While helping clients select new salespeople, we like to say “Tell me about the last time you lost an order and why you lost it.” We hear a variety of answers: “Price.” “The customer wasn’t interested in our value-add.” “It was all politics.” The answer we look for and seldom hear is “Honestly, I was just outsold.” It would be so refreshing to hear that more often.
Certainly it’s not your fault every single time you lose an order. But more often than not, it is your fault.
Frequently, during the postmortem of a sales loss, we realize we never should have quoted the project in the first place. We readily acknowledge that we are not the low-cost provider; we know a specific competitor is always under our price; and we know the decision will be made on price alone. Yet we quote it anyway. We quote knowing that we have a one-in-10 chance of winning. Not only were we outsold – heck, we were never in it!

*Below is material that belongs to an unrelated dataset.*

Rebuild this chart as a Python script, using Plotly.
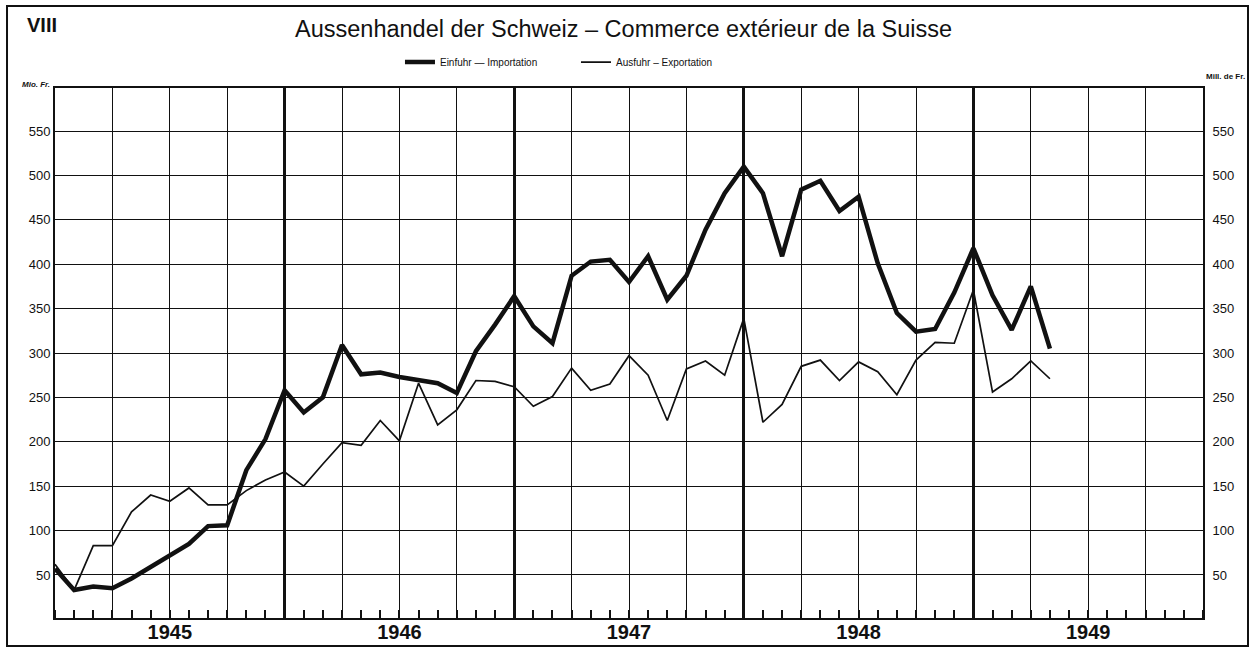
import plotly.graph_objects as go
import pandas as pd

# ---- data (Mio. Fr., monthly, Jan 1945 - May 1949) ----
start_month = "1945-01"
einfuhr = [57, 33, 37, 35, 46, 59, 72, 85, 105, 106, 168, 203,
           258, 233, 250, 309, 276, 278, 273, 270, 266, 255, 302, 332,
           364, 330, 311, 387, 403, 405, 380, 409, 360, 387, 439, 480,
           510, 480, 409, 484, 494, 460, 476, 401, 345, 324, 327, 368,
           418, 365, 326, 375, 305]
ausfuhr = [62, 33, 83, 83, 121, 140, 133, 148, 129, 129, 145, 157,
           166, 150, 175, 199, 196, 224, 201, 266, 219, 236, 269, 268,
           262, 240, 251, 283, 258, 265, 297, 275, 224, 282, 291, 275,
           339, 222, 242, 285, 292, 269, 290, 279, 253, 292, 312, 311,
           371, 256, 271, 291, 271]
years = ["1945", "1946", "1947", "1948", "1949"]
y_ticks = [50, 100, 150, 200, 250, 300, 350, 400, 450, 500, 550]

title_text = "Aussenhandel der Schweiz \u2013 Commerce extérieur de la Suisse"
name_imp = "Einfuhr \u2014 Importation"
name_exp = "Ausfuhr \u2013 Exportation"

# month index (0 = Jan 1945)
periods = pd.period_range(start_month, periods=len(einfuhr), freq="M")
x_idx = [(p.year - 1945) * 12 + (p.month - 1) for p in periods]
n_months = len(years) * 12
year_mid = [(int(y) - 1945) * 12 + 6 for y in years]

FONT = "Liberation Sans"
BLACK = "#111111"

fig = go.Figure()
fig.add_trace(go.Scatter(x=x_idx, y=einfuhr, mode="lines", name=name_imp,
                         line=dict(color=BLACK, width=4.5)))
fig.add_trace(go.Scatter(x=x_idx, y=ausfuhr, mode="lines", name=name_exp,
                         line=dict(color=BLACK, width=1.7)))

xr = [0, n_months]
yr = [1.5, 598.5]

fig.update_layout(
    width=1260, height=648,
    margin=dict(l=55, r=57, t=88, b=30, autoexpand=False),
    paper_bgcolor="white", plot_bgcolor="white",
    font=dict(family=FONT, color=BLACK),
    showlegend=True,
    legend=dict(orientation="h", x=0.3005, y=1.049, xanchor="left", yanchor="middle",
                entrywidth=131, entrywidthmode="pixels",
                font=dict(size=10, family=FONT, color=BLACK), bgcolor="rgba(0,0,0,0)"),
    xaxis=dict(range=xr, tickmode="array", tickvals=year_mid, ticktext=years,
               tickfont=dict(size=20, family=FONT, color=BLACK, weight="bold"),
               ticks="", ticklabelstandoff=-5, showgrid=False, zeroline=False,
               automargin=False,
               showline=True, mirror=True, linecolor=BLACK, linewidth=2,
               minor=dict(tickmode="linear", tick0=0, dtick=1, ticks="inside",
                          ticklen=8, tickwidth=1.5, tickcolor=BLACK, showgrid=False)),
    xaxis2=dict(range=xr, overlaying="x", anchor="y", tickmode="linear", tick0=0, dtick=3,
                showgrid=True, gridcolor=BLACK, gridwidth=1.2, showticklabels=False,
                automargin=False, ticks="", zeroline=False, showline=False),
    xaxis3=dict(range=xr, overlaying="x", anchor="y", tickmode="linear", tick0=0, dtick=12,
                showgrid=True, gridcolor=BLACK, gridwidth=3, showticklabels=False,
                automargin=False, ticks="", zeroline=False, showline=False),
    yaxis=dict(range=yr, tickmode="array", tickvals=y_ticks,
               tickfont=dict(size=13, family=FONT, color=BLACK), automargin=False,
               showgrid=True, gridcolor=BLACK, gridwidth=1.2, zeroline=False,
               showline=True, mirror=True, linecolor=BLACK, linewidth=2, ticks=""),
    yaxis2=dict(range=yr, overlaying="y", side="right", anchor="x", tickmode="array",
                tickvals=y_ticks, tickfont=dict(size=13, family=FONT, color=BLACK),
                automargin=False,
                showgrid=False, zeroline=False, showline=False, ticks="outside",
                ticklen=6, tickcolor="rgba(0,0,0,0)"),
)

# invisible companions so overlay axes are registered
fig.add_trace(go.Scatter(x=x_idx[:1], y=einfuhr[:1], xaxis="x2", yaxis="y", mode="lines",
                         showlegend=False, hoverinfo="skip", line=dict(width=0), opacity=0))
fig.add_trace(go.Scatter(x=x_idx[:1], y=einfuhr[:1], xaxis="x3", yaxis="y", mode="lines",
                         showlegend=False, hoverinfo="skip", line=dict(width=0), opacity=0))
fig.add_trace(go.Scatter(x=x_idx[:1], y=einfuhr[:1], xaxis="x", yaxis="y2", mode="lines",
                         showlegend=False, hoverinfo="skip", line=dict(width=0), opacity=0))

# outer frame
fig.add_shape(type="rect", xref="paper", yref="paper",
              x0=-0.0418, x1=1.0392, y0=-0.0528, y1=1.1547,
              line=dict(color=BLACK, width=2), fillcolor="rgba(0,0,0,0)", layer="above")

fig.add_annotation(text=title_text, xref="paper", yref="paper", x=0.4948, y=1.1113,
                   xanchor="center", yanchor="middle", showarrow=False,
                   font=dict(size=23.5, family=FONT, color=BLACK))
fig.add_annotation(text="<b>VIII</b>", xref="paper", yref="paper", x=-0.0261, y=1.1189,
                   xanchor="left", yanchor="middle", showarrow=False,
                   font=dict(size=20, family=FONT, color=BLACK))
fig.add_annotation(text="<b><i>Mio. Fr.</i></b>", xref="paper", yref="paper", x=-0.0026, y=1.006,
                   xanchor="right", yanchor="middle", showarrow=False,
                   font=dict(size=8, family=FONT, color=BLACK))
fig.add_annotation(text="<b>Mill. de Fr.</b>", xref="paper", yref="paper", x=1.0383, y=1.0226,
                   xanchor="right", yanchor="middle", showarrow=False,
                   font=dict(size=8, family=FONT, color=BLACK))

fig.write_html("out.html", config={"displayModeBar": False},
               post_script="document.body.style.margin='0';document.body.style.overflow='hidden';")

Two other frequent excuses are “It was all politics” or “Our competitor offered (fill in the blank) and we don’t have it.” Well, if that isn’t being outsold, what is? The competition knew how the buying decision would be made and capitalized on it; we didn’t. The competition made the buyer believe one of his features was the most important, and we couldn’t combat it. In the end, the competition capitalized on our weaknesses. In other words, we were outsold.
Finally, there is the excuse that “The project died.” At what point should we have realized the customer was falling into that indecision vortex? If we had stayed close to the project and the customer, we would have recognized the project was slipping. Or maybe it wasn’t a real project from the outset, and we just didn’t want to admit it. Either way, we were outsold.
As sales pros, we should do our homework. We have to ask the tough questions from the beginning. We must qualify the projects, assess our chances of winning, know our customer, and, in the final assessment, admit that sometimes we are outsold.